▸ PROBLEM REQUIREMENTS:
Quote from the first line below through the line that contains "yticks = [0, 500, 1000, 1500, 2000, 2500, 3000]", both included, and leave the pictures out.

▸ SUPPLIED MATERIAL:
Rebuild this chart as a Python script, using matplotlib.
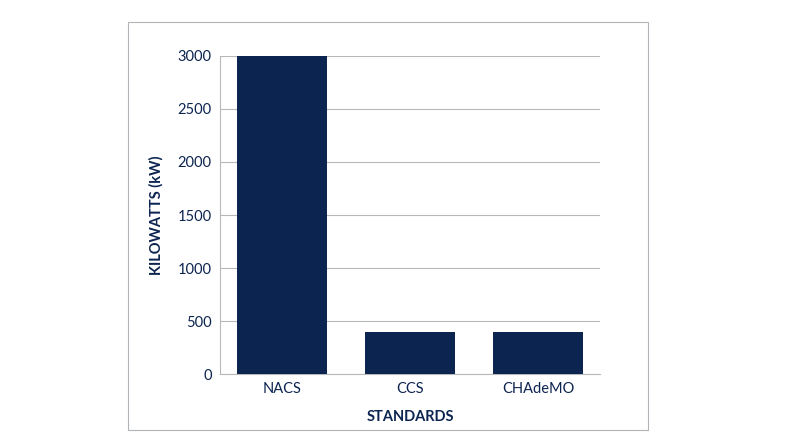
import matplotlib
matplotlib.use("Agg")
import matplotlib.pyplot as plt
from matplotlib.patches import Rectangle

categories = ["NACS", "CCS", "CHAdeMO"]
values = [3000, 400, 400]
yticks = [0, 500, 1000, 1500, 2000, 2500, 3000]

navy = "#0c2450"
plt.rcParams['font.family'] = ['Lato', 'DejaVu Sans']
fig = plt.figure(figsize=(8, 4.47), dpi=100)
fig.patches.append(Rectangle((0.16, 0.038), 0.65, 0.913, transform=fig.transFigure,
                             fill=False, edgecolor="#b0b4b8", linewidth=0.8))
ax = fig.add_axes([0.275, 0.163, 0.475, 0.712])
ax.bar(range(len(categories)), values, width=0.70, color=navy, zorder=3)
ax.set_xlim(-0.484, 2.484)
ax.set_ylim(0, 3000)
ax.set_yticks(yticks)
ax.set_xticks(range(len(categories)))
ax.set_xticklabels(categories)
ax.yaxis.grid(True, color="#b8b8b8", linewidth=0.8, zorder=0)
for s in ["top", "right"]:
    ax.spines[s].set_visible(False)
ax.spines["left"].set_color("#b8b8b8")
ax.spines["bottom"].set_color("#b8b8b8")
ax.tick_params(length=0, labelsize=10.5, labelcolor=navy, pad=6)
ax.set_ylabel("KILOWATTS (kW)", fontweight="bold", color=navy, fontsize=10.5, labelpad=10)
ax.set_xlabel("STANDARDS", fontweight="bold", color=navy, fontsize=10.5, labelpad=10)
fig.savefig("out.png", dpi=100)
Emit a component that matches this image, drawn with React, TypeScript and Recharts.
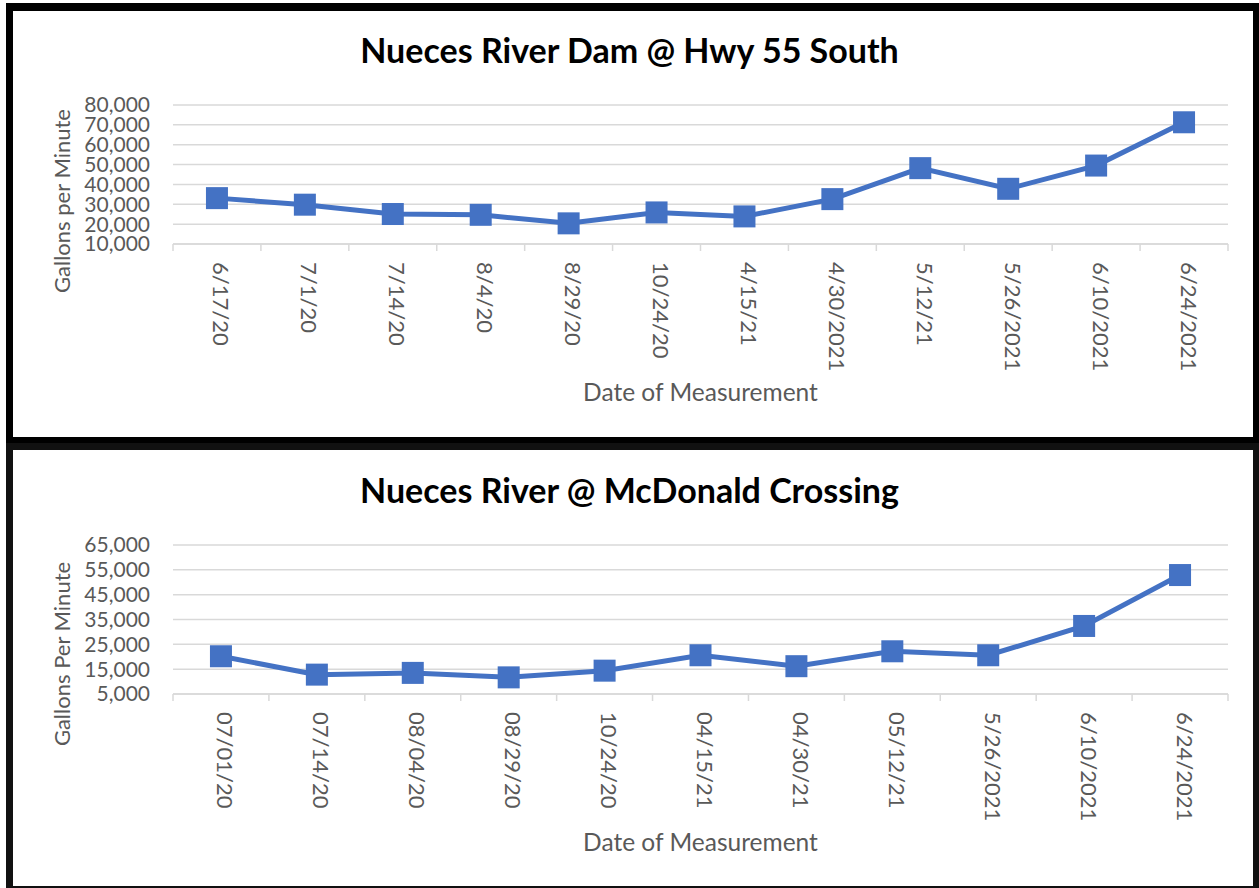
import React from 'react';
import { LineChart, Line, XAxis, YAxis, CartesianGrid } from 'recharts';

// top chart: Nueces River Dam @ Hwy 55 South
const damDates = ['6/17/20', '7/1/20', '7/14/20', '8/4/20', '8/29/20', '10/24/20', '4/15/21', '4/30/2021', '5/12/21', '5/26/2021', '6/10/2021', '6/24/2021'];
const damFlow = [33100, 29800, 25100, 24700, 20400, 25900, 23900, 32600, 48200, 37800, 49500, 71300];
const damTicks = [10000, 20000, 30000, 40000, 50000, 60000, 70000, 80000];

// bottom chart: Nueces River @ McDonald Crossing
const mcdDates = ['07/01/20', '07/14/20', '08/04/20', '08/29/20', '10/24/20', '04/15/21', '04/30/21', '05/12/21', '5/26/2021', '6/10/2021', '6/24/2021'];
const mcdFlow = [20200, 12800, 13500, 11700, 14400, 20600, 16200, 22200, 20600, 32400, 52900];
const mcdTicks = [5000, 15000, 25000, 35000, 45000, 55000, 65000];

const BLUE = '#4472C4';
const GRID = '#d9d9d9';
const TEXT = '#595959';
const FONT = 'Lato, "Open Sans", sans-serif';
const PLOT_LEFT = 173;
const PLOT_RIGHT = 1228;

const SquareDot = (props: any) => {
  const { cx, cy } = props;
  if (cx == null || cy == null) return null;
  return <rect x={cx - 11} y={cy - 11} width={22} height={22} fill={BLUE} />;
};

const makeTick = (count: number, band: number) => (props: any) => {
  const { x, y, payload, index } = props;
  const half = band / 2;
  return (
    <g>
      <line x1={x - half} y1={y} x2={x - half} y2={y + 7} stroke={GRID} strokeWidth={1.5} />
      {index === count - 1 && <line x1={x + half} y1={y} x2={x + half} y2={y + 7} stroke={GRID} strokeWidth={1.5} />}
      <text
        x={x + 18}
        y={y - 5}
        transform={`rotate(90, ${x}, ${y})`}
        textAnchor="start"
        dominantBaseline="central"
        fontSize={22}
        fontFamily={FONT}
        fill={TEXT}
      >
        {payload.value}
      </text>
    </g>
  );
};

type PanelProps = {
  top: number;
  title: string;
  yLabel: string;
  dates: string[];
  values: number[];
  ticks: number[];
  plotTop: number;
  plotBottom: number;
  yLabelY: number;
};

const Panel = ({ top, title, yLabel, dates, values, ticks, plotTop, plotBottom, yLabelY }: PanelProps) => {
  const data = dates.map((d, i) => ({ date: d, flow: values[i] }));
  const band = (PLOT_RIGHT - PLOT_LEFT) / dates.length;
  const H = 440;
  return (
    <div style={{ position: 'absolute', left: 0, top, width: 1259, height: H }}>
      <div style={{ position: 'absolute', left: 0, top: 29, width: 1259, textAlign: 'center', fontFamily: FONT, fontWeight: 700, fontSize: 34, lineHeight: '42px', color: '#000' }}>
        {title}
      </div>
      <div style={{ position: 'absolute', left: 62 - 150, top: yLabelY - 15, width: 300, height: 30, transform: 'rotate(-90deg)', textAlign: 'center', fontFamily: FONT, fontSize: 22, lineHeight: '30px', color: TEXT }}>
        {yLabel}
      </div>
      <div style={{ position: 'absolute', left: 0, top: plotBottom + 148 - 15, width: 1401, textAlign: 'center', fontFamily: FONT, fontSize: 24.5, lineHeight: '30px', color: TEXT }}>
        Date of Measurement
      </div>
      <div style={{ position: 'absolute', left: 0, top: 0 }}>
        <LineChart width={1259} height={H} data={data} margin={{ top: plotTop, right: 1259 - PLOT_RIGHT, bottom: 0, left: 0 }}>
          <CartesianGrid vertical={false} stroke={GRID} strokeWidth={1.5} />
          <XAxis
            dataKey="date"
            interval={0}
            height={H - plotBottom}
            padding={{ left: band / 2, right: band / 2 }}
            axisLine={{ stroke: GRID, strokeWidth: 1.5 }}
            tickLine={false}
            tickSize={0}
            tickMargin={0}
            tick={makeTick(dates.length, band)}
          />
          <YAxis
            type="number"
            domain={[ticks[0], ticks[ticks.length - 1]]}
            ticks={ticks}
            interval={0}
            width={PLOT_LEFT}
            axisLine={false}
            tickLine={false}
            tickSize={0}
            tickMargin={23}
            tick={{ fontSize: 21, fill: TEXT, fontFamily: FONT }}
            tickFormatter={(v: number) => v.toLocaleString('en-US')}
          />
          <Line
            type="linear"
            dataKey="flow"
            stroke={BLUE}
            strokeWidth={5}
            dot={<SquareDot />}
            activeDot={false}
            isAnimationActive={false}
          />
        </LineChart>
      </div>
    </div>
  );
};

const App = () => {
  return (
    <div style={{ position: 'absolute', left: 0, top: 0, width: 1259, height: 888, background: '#fff', overflow: 'hidden' }}>
      <div style={{ position: 'absolute', left: 6, top: 3, width: 1254, height: 441, boxSizing: 'border-box', border: '7px solid #000', borderTopWidth: 8 }} />
      <div style={{ position: 'absolute', left: 6, top: 443, width: 1254, height: 446, boxSizing: 'border-box', border: '7px solid #111', borderBottomWidth: 3 }} />
      <Panel
        top={0}
        title="Nueces River Dam @ Hwy 55 South"
        yLabel="Gallons per Minute"
        dates={damDates}
        values={damFlow}
        ticks={damTicks}
        plotTop={105}
        plotBottom={244}
        yLabelY={201}
      />
      <Panel
        top={440}
        title="Nueces River @ McDonald Crossing"
        yLabel="Gallons Per Minute"
        dates={mcdDates}
        values={mcdFlow}
        ticks={mcdTicks}
        plotTop={105}
        plotBottom={254}
        yLabelY={214}
      />
    </div>
  );
};

export default App;
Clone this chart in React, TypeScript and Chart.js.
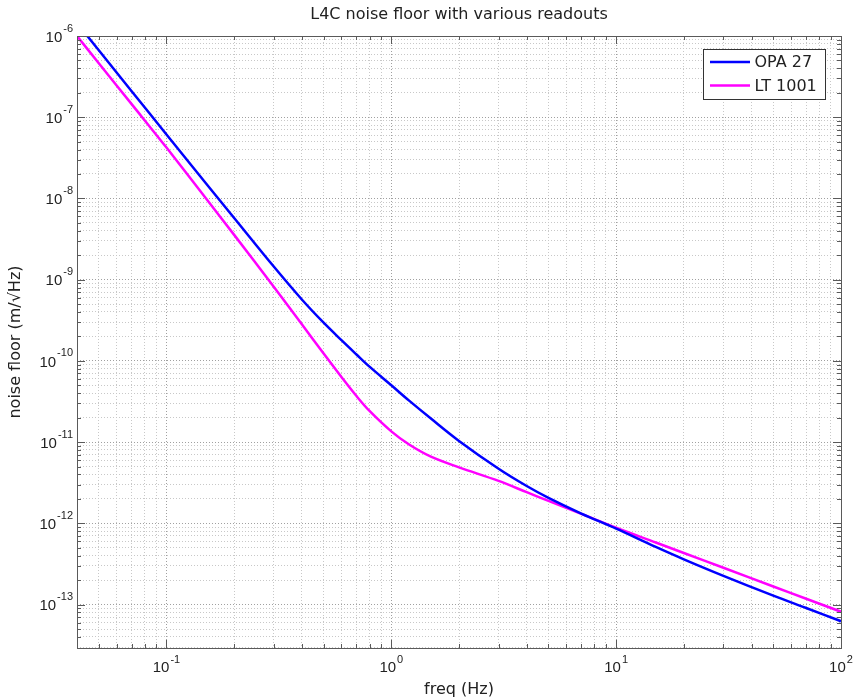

▸ EXERCISE OUTPUT:
Rebuild this chart as a Python script, using matplotlib.
import matplotlib
matplotlib.use("Agg")
import matplotlib.pyplot as plt
from matplotlib.patches import Rectangle

categories = ["NACS", "CCS", "CHAdeMO"]
values = [3000, 400, 400]
yticks = [0, 500, 1000, 1500, 2000, 2500, 3000]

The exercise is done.